Financial Mail

DARKLY PROPHETIC

The signal Mabuza is sending is clear: he doesn’t trust or care about his own country’s facilities

- @justicemal­ala

What does it say about your country when the deputy president, suffering from some or other ailment, rushes off to get treatment in foreign climes? What are we to make of David “DD”

Mabuza, the deputy president of our fine republic, and his frequent trips to Russia for medical treatment?

I will tell you what we should make of it. There is something so offensive and so darkly prophetic about Mabuza’s health holidays to Russia one feels nauseated just thinking about it.

The whole thing is offensive because he just needs to call any one of our fine hospitals and he would be helped — without the huge bills to him personally and to the state. Prophetic, because Mabuza is telling us something profound about our future: there isn’t one unless we can stop people like him from hollowing out our institutio­ns, neglecting our facilities and creating a sense that excellence is only found elsewhere.

He is sending us all a signal. The same depressing signal that Nigerian President Muhammadu Buhari sends his compatriot­s when he flies to London every few months for medical attention. The same signal that Robert Mugabe used to send his compatriot­s when he flew to Singapore every year for those Botox injections and other stimulants.

Mabuza is sending us the same message that his former best friend Jacob Zuma sent us when he rushed off to Russia to seek treatment after allegedly being poisoned. Zuma has in the past claimed he was poisoned because he led SA into Brics. Other reports have said he alleged that an estranged wife had put a bit of poison in his soup. A former jailbird claimed that political opponents put poison on his ox liver.

Ho hum. Who knows with Zuma? Anyway, away he flew to Putinland and then proclaimed a miraculous recovery.

It’s all rubbish. Listen to Mabuza, for example. He came back from his sojourn to Russia last week and told us that he had gone to that country because doctors there “understood” his ailment as they had been treating him for a long period.

He told News24: “When I was critically ill, unable to walk, I was presented to the hospital in Russia. They treated me and have all my medical records, so they know what might be the problem in the future.”

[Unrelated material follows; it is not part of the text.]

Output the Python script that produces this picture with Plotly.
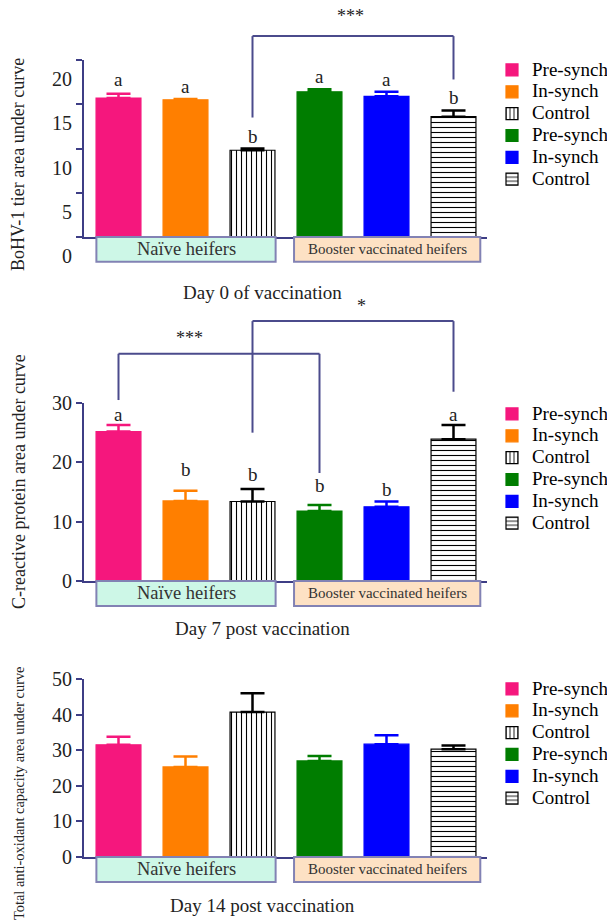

Oh really now. There are no facilities in SA to treat our own deputy president? Did Nelson Mandela have to travel to Russia or London or Washington for treatment?

The signal Mabuza is sending is clear: he doesn’t trust or care about his own country’s facilities.

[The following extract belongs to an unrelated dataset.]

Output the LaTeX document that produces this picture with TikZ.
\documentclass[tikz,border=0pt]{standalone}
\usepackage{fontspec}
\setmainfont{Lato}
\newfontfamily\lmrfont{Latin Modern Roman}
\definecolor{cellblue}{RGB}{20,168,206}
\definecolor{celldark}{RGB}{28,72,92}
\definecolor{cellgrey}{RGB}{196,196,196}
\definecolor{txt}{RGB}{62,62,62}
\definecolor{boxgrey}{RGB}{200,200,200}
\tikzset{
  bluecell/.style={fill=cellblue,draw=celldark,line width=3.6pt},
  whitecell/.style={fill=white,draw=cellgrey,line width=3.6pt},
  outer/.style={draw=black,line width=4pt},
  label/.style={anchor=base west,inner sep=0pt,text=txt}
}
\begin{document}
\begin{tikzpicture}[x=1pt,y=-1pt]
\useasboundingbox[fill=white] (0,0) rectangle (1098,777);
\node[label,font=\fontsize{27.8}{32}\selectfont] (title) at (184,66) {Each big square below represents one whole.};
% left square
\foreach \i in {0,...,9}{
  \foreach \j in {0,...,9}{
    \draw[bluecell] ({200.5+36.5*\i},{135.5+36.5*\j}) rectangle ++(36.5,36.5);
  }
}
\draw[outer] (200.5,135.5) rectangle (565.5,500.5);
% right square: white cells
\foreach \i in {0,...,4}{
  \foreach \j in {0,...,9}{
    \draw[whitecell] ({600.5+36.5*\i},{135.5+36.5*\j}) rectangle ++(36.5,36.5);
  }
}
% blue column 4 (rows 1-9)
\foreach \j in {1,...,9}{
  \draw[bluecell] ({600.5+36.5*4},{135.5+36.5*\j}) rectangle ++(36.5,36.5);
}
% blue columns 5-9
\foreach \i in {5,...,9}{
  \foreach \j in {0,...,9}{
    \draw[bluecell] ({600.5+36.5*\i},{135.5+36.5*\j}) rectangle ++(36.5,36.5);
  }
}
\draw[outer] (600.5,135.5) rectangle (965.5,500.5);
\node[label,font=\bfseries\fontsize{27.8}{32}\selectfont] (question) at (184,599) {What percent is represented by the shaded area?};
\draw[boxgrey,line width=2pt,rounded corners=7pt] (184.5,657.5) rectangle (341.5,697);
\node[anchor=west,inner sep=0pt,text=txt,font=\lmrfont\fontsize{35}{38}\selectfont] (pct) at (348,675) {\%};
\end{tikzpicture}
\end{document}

What’s worse is that every week there is some horrific story coming out of a government hospital somewhere in SA. Mabuza, who wants to be president one day, should install himself at Steve Biko or Baragwanat­h or any one of our top hospitals and sample their wares. He would be surprised by how amazing, hard-working, dedicated and learned some of our doctors, nurses and medical staff are. He would be appalled by how horrific the conditions they have to work under can be.

Perhaps then he can gain some empathy with ordinary folk in Mpumalanga and the Eastern Cape. Perhaps then he can begin to realise that SA needs political leaders who see the great possibilit­ies for this country and not just a chance to accumulate wealth for themselves so that they can go and spend their loot in Dubai and elsewhere. Perhaps then he can have a proper and lucid engagement with the national health insurance debate.

What did we expect, though? This is a man who flew in a Gupta-owned Bombardier jet to Russia in 2015, but says he was so ill he cannot remember who was on board with him. Really, my brother? Pull the other one.

Mabuza should think long and hard about these overseas trips. Zambian president Michael Sata died of an “undisclose­d illness” at King Edward VII’S Hospital in London in 2014. Far from home.